How might this be achieved? One answer is provided by psychologists and brain scientists who have spent years studying teams in high-pressure situations, from climbing Everest to reaching a jury decision in a rape trial. They have reached useful conclusions about using uncertainty to reach better decisions, instead of fleeing the discomfort of doubt. “Groups that cultivate judicious conflict, dissent, and mutual criticism tend to be high-performing,” says Jackson.

Elsewhere, psychologists such as Celeste Kidd have highlighted how childhood experiences influence a person’s willingness to embrace uncertainty. Revisiting the Marshmallow Test that explores a child’s ability to defer gratification (leave the first marshmallow uneaten, and get two marshmallows later), Kidd concluded that “for a child accustomed to stolen possessions and broken promises, the only guaranteed treats are the ones you already have swallowed”. Her work, and that of others, showed that children who grow up in chaotic and unpredictable environments learn to take nothing for granted, and pick up quickly on changes and threats. Their quickness to change focus, and slowness to trust, is normally seen as a weakness, but it can be an advantage in precarious situations. Uncertainty, after all, usually breeds scepticism.

Yet this doesn’t mean that those with more contented childhoods necessarily feel more secure or see the future as predictable. The realities of life will often put paid to that. This coming year, for instance, will no doubt be defined by war, economic tribulation and political upheaval — with each outburst will come a reminder of the very real uncertainties of human nature. In almost every country, there is also a disquieting sense that nobody competent or trustworthy has the situation under control. There is no Nasa CapCom to take charge of a crisis or steer the spacecraft safely home.

Worse still, we lack not only a trustworthy skipper with a competent crew, but a chart and compass by which they might steer. Visions of the future have always been contested, but today even that contestation seems chaotic and unpredictable. Emotive causes that draw heavily on the justifications of identity groups attract fervent support, while old centres of authority founder in doubt about what values, causes or boundaries they ought to advance, or even defend. As Yeats wrote more than a century ago: “The best lack all conviction, while the worst / Are full of passionate intensity.”

This is the more difficult aspect of uncertainty that now burdens us. In a time of polarisation, of dismissing not just the opinions but the humanity of those with whom we disagree, can uncertainty open up some common ground? Here, Jackson defends tolerance, and free speech, especially for opposing opinions. “Tolerance is the chance to create with another an evolving understanding,” she says. “It is a mutual promise to keep learning.” And, crucially, this includes acknowledging the rights of other humans to hold opinions and adhere to values that one finds odious. Otherwise, like upholding freedom of speech only for speech that we find acceptable, it becomes meaningless. The problem arises when tolerance becomes relativism, when we embrace uncertainty so completely that no values or principles are worth defending. How, for instance, can we argue that the Taliban are wrong to exclude girls from school if we lack principles upon which to build the case that girls have an equal right to education?
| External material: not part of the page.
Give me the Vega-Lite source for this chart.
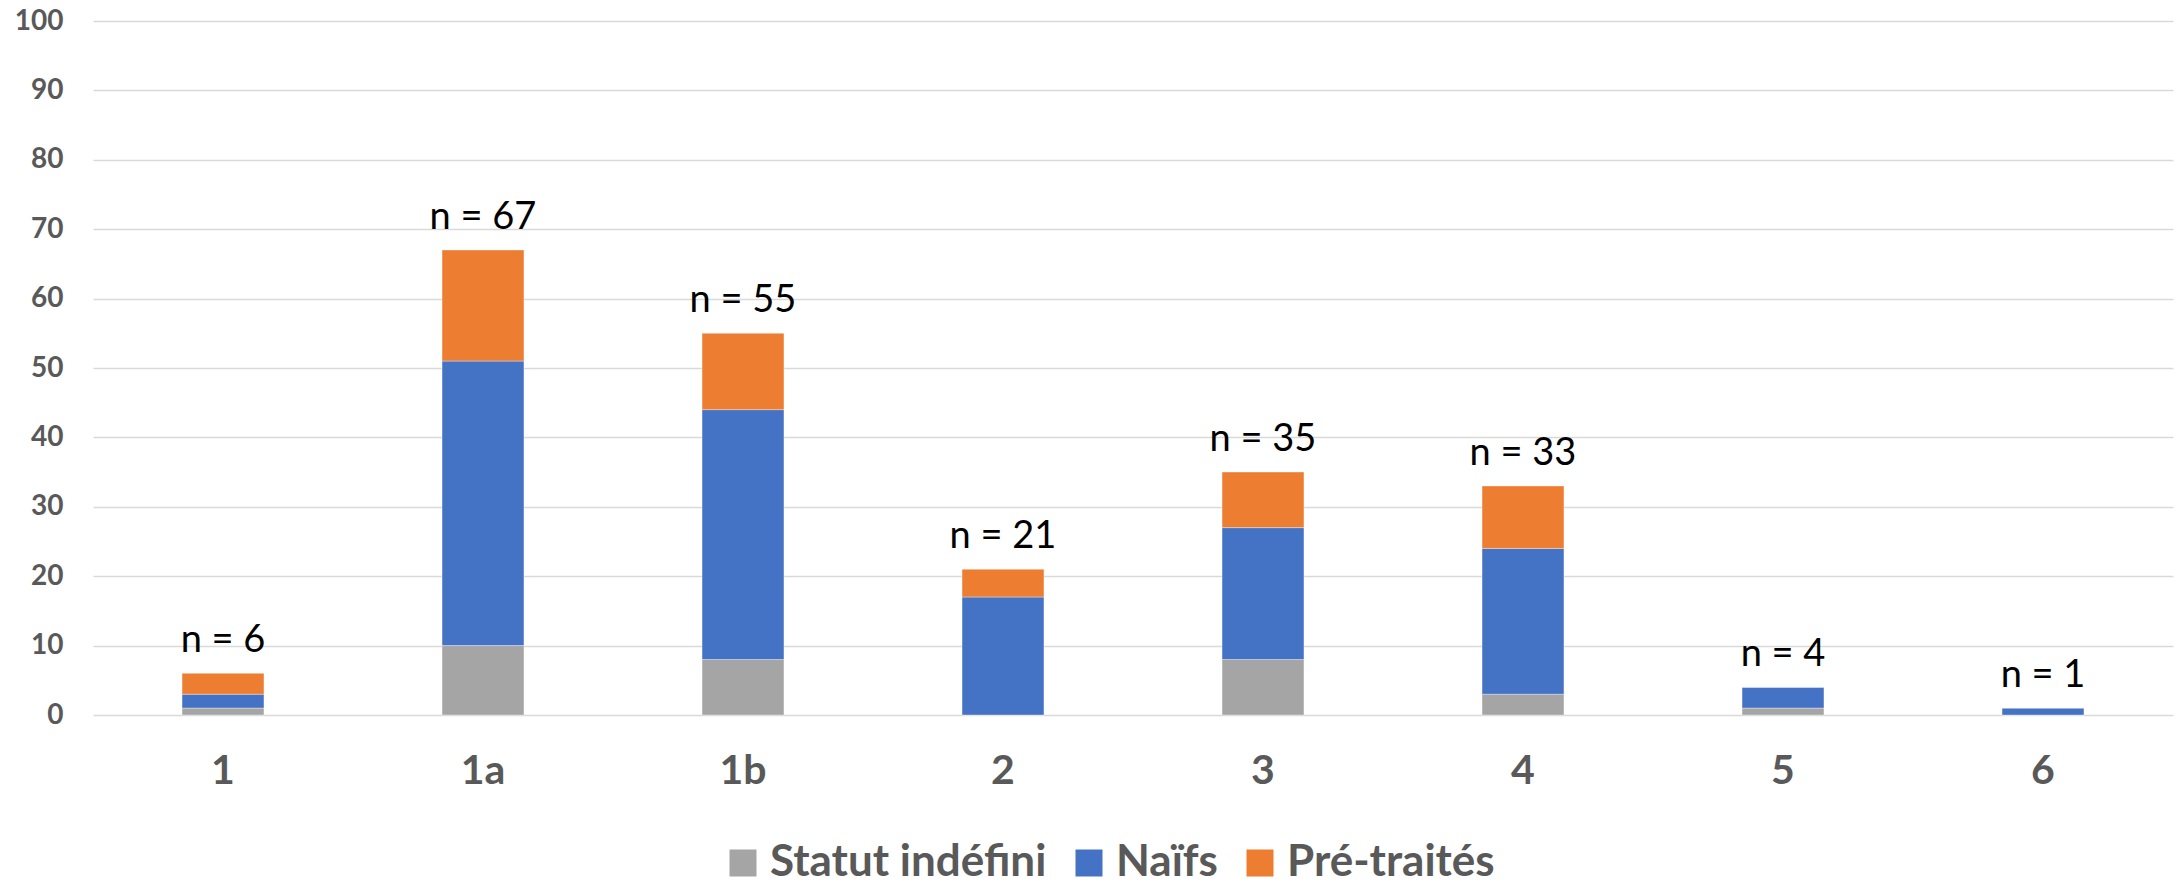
{
  "$schema": "https://vega.github.io/schema/vega-lite/v6.json",
  "width": 2080,
  "height": 694,
  "autosize": {"type": "none"},
  "padding": {"left": 93, "top": 21, "right": 5, "bottom": 171},
  "background": "white",
  "config": {"view": {"stroke": null}, "font": "Lato"},
  "datasets": {
    "bars": [
      {"groupe": "1", "statut": "Statut indéfini", "ord": 1, "n": 1},
      {"groupe": "1", "statut": "Naïfs", "ord": 2, "n": 2},
      {"groupe": "1", "statut": "Pré-traités", "ord": 3, "n": 3},
      {"groupe": "1a", "statut": "Statut indéfini", "ord": 1, "n": 10},
      {"groupe": "1a", "statut": "Naïfs", "ord": 2, "n": 41},
      {"groupe": "1a", "statut": "Pré-traités", "ord": 3, "n": 16},
      {"groupe": "1b", "statut": "Statut indéfini", "ord": 1, "n": 8},
      {"groupe": "1b", "statut": "Naïfs", "ord": 2, "n": 36},
      {"groupe": "1b", "statut": "Pré-traités", "ord": 3, "n": 11},
      {"groupe": "2", "statut": "Statut indéfini", "ord": 1, "n": 0},
      {"groupe": "2", "statut": "Naïfs", "ord": 2, "n": 17},
      {"groupe": "2", "statut": "Pré-traités", "ord": 3, "n": 4},
      {"groupe": "3", "statut": "Statut indéfini", "ord": 1, "n": 8},
      {"groupe": "3", "statut": "Naïfs", "ord": 2, "n": 19},
      {"groupe": "3", "statut": "Pré-traités", "ord": 3, "n": 8},
      {"groupe": "4", "statut": "Statut indéfini", "ord": 1, "n": 3},
      {"groupe": "4", "statut": "Naïfs", "ord": 2, "n": 21},
      {"groupe": "4", "statut": "Pré-traités", "ord": 3, "n": 9},
      {"groupe": "5", "statut": "Statut indéfini", "ord": 1, "n": 1},
      {"groupe": "5", "statut": "Naïfs", "ord": 2, "n": 3},
      {"groupe": "5", "statut": "Pré-traités", "ord": 3, "n": 0},
      {"groupe": "6", "statut": "Statut indéfini", "ord": 1, "n": 0},
      {"groupe": "6", "statut": "Naïfs", "ord": 2, "n": 1},
      {"groupe": "6", "statut": "Pré-traités", "ord": 3, "n": 0}
    ],
    "totals": [
      {"groupe": "1", "total": 6, "label": "n = 6"},
      {"groupe": "1a", "total": 67, "label": "n = 67"},
      {"groupe": "1b", "total": 55, "label": "n = 55"},
      {"groupe": "2", "total": 21, "label": "n = 21"},
      {"groupe": "3", "total": 35, "label": "n = 35"},
      {"groupe": "4", "total": 33, "label": "n = 33"},
      {"groupe": "5", "total": 4, "label": "n = 4"},
      {"groupe": "6", "total": 1, "label": "n = 1"}
    ]
  },
  "layer": [
    {
      "data": {"name": "bars"},
      "mark": {"type": "bar", "stroke": "#ffffff", "strokeOpacity": 0.35, "strokeWidth": 1},
      "encoding": {
        "x": {
          "field": "groupe", "type": "nominal", "sort": ["1", "1a", "1b", "2", "3", "4", "5", "6"],
          "scale": {"paddingInner": 0.685, "paddingOuter": 0.3425},
          "axis": {
            "title": null, "labelAngle": 0, "domain": false, "ticks": false,
            "labelFont": "Lato", "labelFontWeight": "bold", "labelFontSize": 41,
            "labelColor": "#595959", "labelPadding": 36, "labelBaseline": "top"
          }
        },
        "y": {
          "field": "n", "type": "quantitative", "aggregate": "sum", "stack": "zero",
          "scale": {"domain": [0, 100]},
          "axis": {
            "title": null, "values": [0, 10, 20, 30, 40, 50, 60, 70, 80, 90, 100],
            "domain": false, "ticks": false, "gridColor": "#d9d9d9", "gridWidth": 1.5,
            "labelFont": "Lato", "labelFontWeight": "bold", "labelFontSize": 28,
            "labelColor": "#595959", "labelPadding": 30
          }
        },
        "color": {
          "field": "statut", "type": "nominal",
          "scale": {"domain": ["Statut indéfini", "Naïfs", "Pré-traités"], "range": ["#a5a5a5", "#4472c4", "#ed7d31"]},
          "legend": {
            "title": null, "orient": "none", "direction": "horizontal",
            "legendX": 628, "legendY": 820,
            "symbolType": "square", "symbolSize": 729, "symbolStrokeWidth": 0,
            "labelFont": "Lato", "labelFontWeight": "bold", "labelFontSize": 44,
            "labelColor": "#595959", "labelOffset": 5, "columnPadding": 20,
            "labelLimit": 400, "padding": 0
          }
        },
        "order": {"field": "ord", "type": "quantitative"}
      }
    },
    {
      "data": {"name": "totals"},
      "mark": {"type": "text", "baseline": "alphabetic", "align": "center", "dy": -21, "font": "Lato", "fontSize": 38, "color": "#000000"},
      "encoding": {
        "x": {"field": "groupe", "type": "nominal", "sort": ["1", "1a", "1b", "2", "3", "4", "5", "6"]},
        "y": {"field": "total", "type": "quantitative"},
        "text": {"field": "label", "type": "nominal"}
      }
    }
  ]
}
This lack of certainty about society’s underlying values imbues all levels of social life with a sense of precarity. Of course, those foundational values have changed through history, sometimes convulsively. The idea of universal equality among human beings would, for instance, have been nonsensical to most of our ancestors. Economies heavily reliant on chattel slavery collided violently with the enlightenment values expressed in the French revolution’s motto of Liberté, Égalité, Fraternité. Public argument about society’s deepest values was essential to changing them practically as well as theoretically.

This, as we enter a new year, is the deeper question that underlies our troubled relationship with uncertainty: about what should we be certain, and how can we justify that certainty to ourselves as well as others? After all, without tolerance, we cannot test ideas against each other, or retain the basic sense that a person’s humanity is valuable, however strongly we reject their ideas. But without commitment to core values — such as a universal human claim to humanity — we have no defence against the worst ideas except to say that we don’t like how they make us feel.

Can we ever be sure that our ideas are the best ideas? Not completely. We can test them against the best opposing arguments, but at some point there is a leap of faith involved in putting them into action. But some ideas are better than others, and worth fighting for. Of that we should be certain.